Weitere Ersatznamen für den Negerkuss sind: Süsspropfen, Elefantenkuss, Beckenschmutz, Naschkuss, Schoggibolle und Braunes Ding. Man kann die Mohrenköpfe auch bei ihrem Markennamen nen­nen; wie Dudler oder Dickmann. So fängt man sicher kei­ne bösen Blicke ein, aber Dudler könn­te genau so gut ein Softdrink und Dickmann eine Bockwurst sein. Etwas zwei­deu­tig tönt «Bumskopf», wie der Negerkuss im baye­ri­schen Wald genannt wer­den soll. In Wien hat man in den 1930er-Jahren die «Schwedenbombe» erfun­den. Obwohl das glei­che Produkt, wur­de hier der hell­häu­ti­ge Nord-Europäer im Namen ver­ewigt.

Anders so die Schweizer Firma Chocolat Ammann: Sie wirbt auf ihrer Homepage mit dem «Mohrenkönig». Und die 240 Gramm schwe­re Mohrenkopf-Variante nen­nen sie Big King. Das tönt nicht wirk­lich nega­tiv. Wie kann sie auch? Die von aus­sen maje­stä­tisch anmu­ten­de Schokoladen-Überraschung, die sich in dem Moment, da man die schüt­zen­de Hülle durch­bricht, als schau­mi­ges Gebilde ent­puppt…
Wie dem auch sei – es gibt sie, die durch­aus funk­tio­nie­ren­den Namen ohne dis­kri­mi­nie­ren­den Nachgeschmack.
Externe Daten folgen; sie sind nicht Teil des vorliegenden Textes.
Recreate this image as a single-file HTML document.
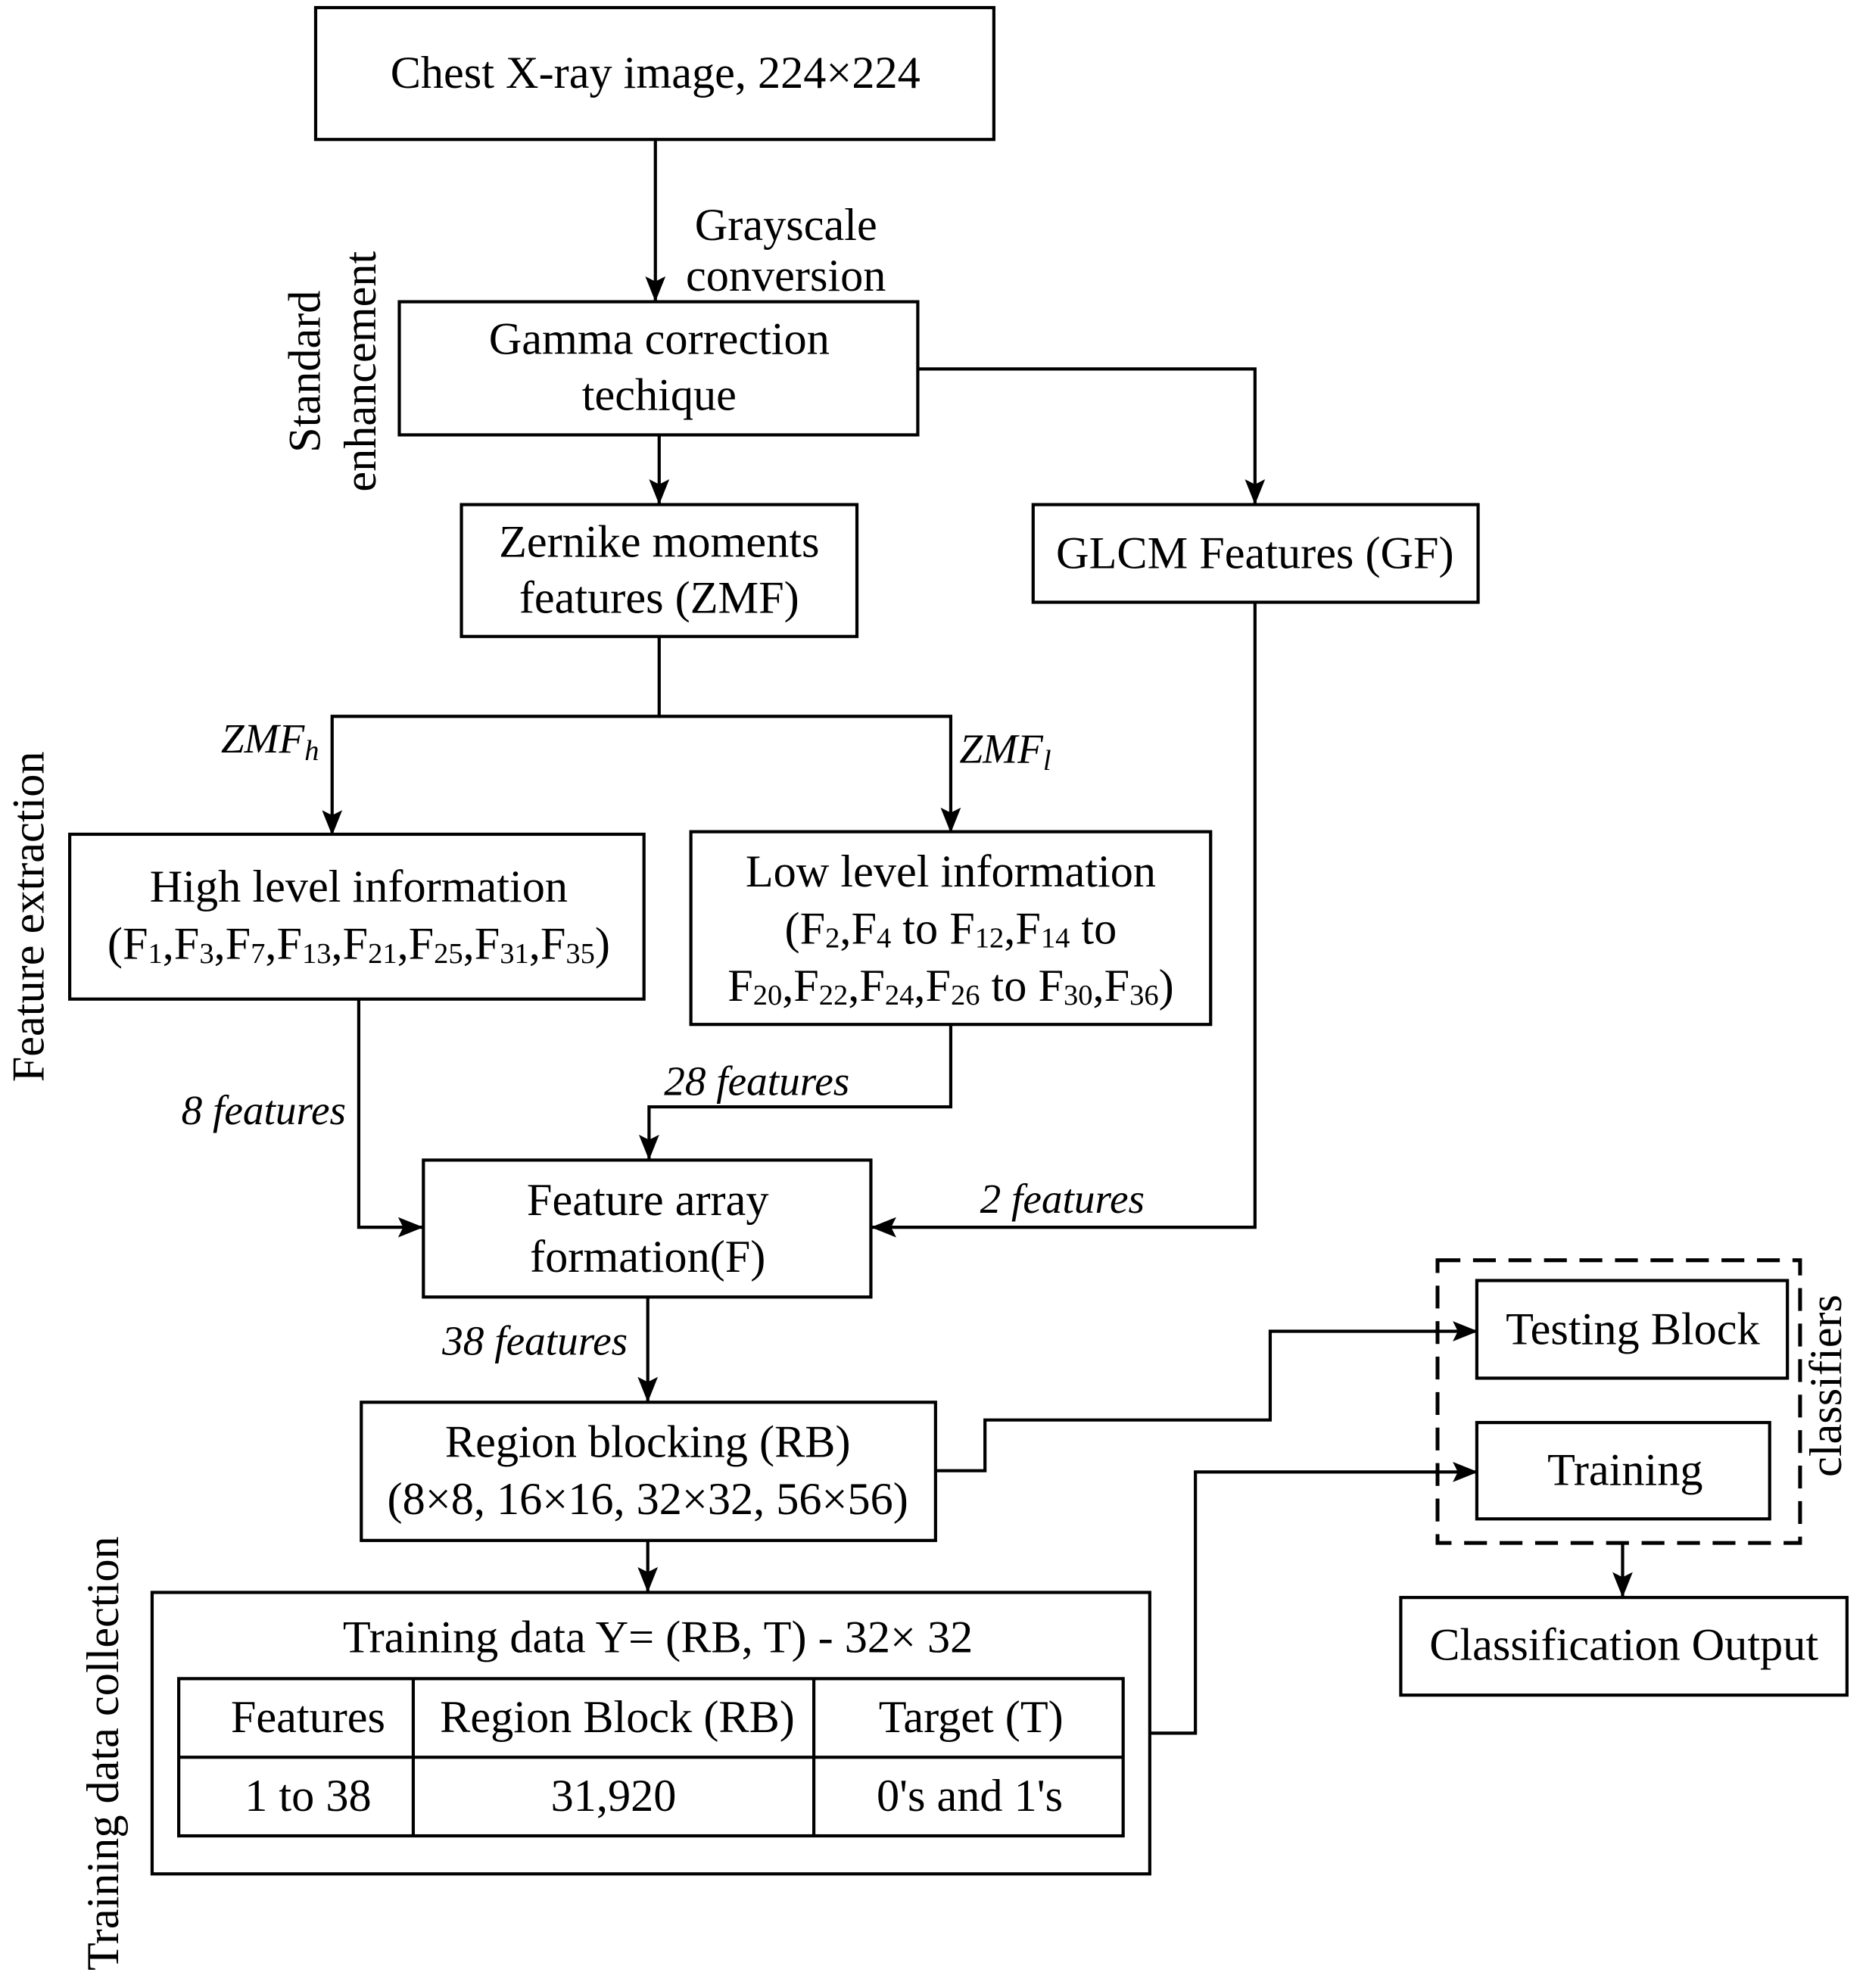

Und trotz­dem scheint der Mohr im kuli­na­ri­schen Zusammenhang nach wie vor in aller Munde. Solange es auch Schokoladenkuchen namens «Le nèg­re» oder Dessert-Rezepte wie «Neger im Hemd» gibt, wer­den wir wohl auch zukünf­tig in einen Mohrenkopf beis­sen. Die schnee­weiss bis blass­gel­be Füllung dar­in kann übri­gens auch mit dem Hautteint des win­ter­fe­sten Schweizers ver­gli­chen wer­den.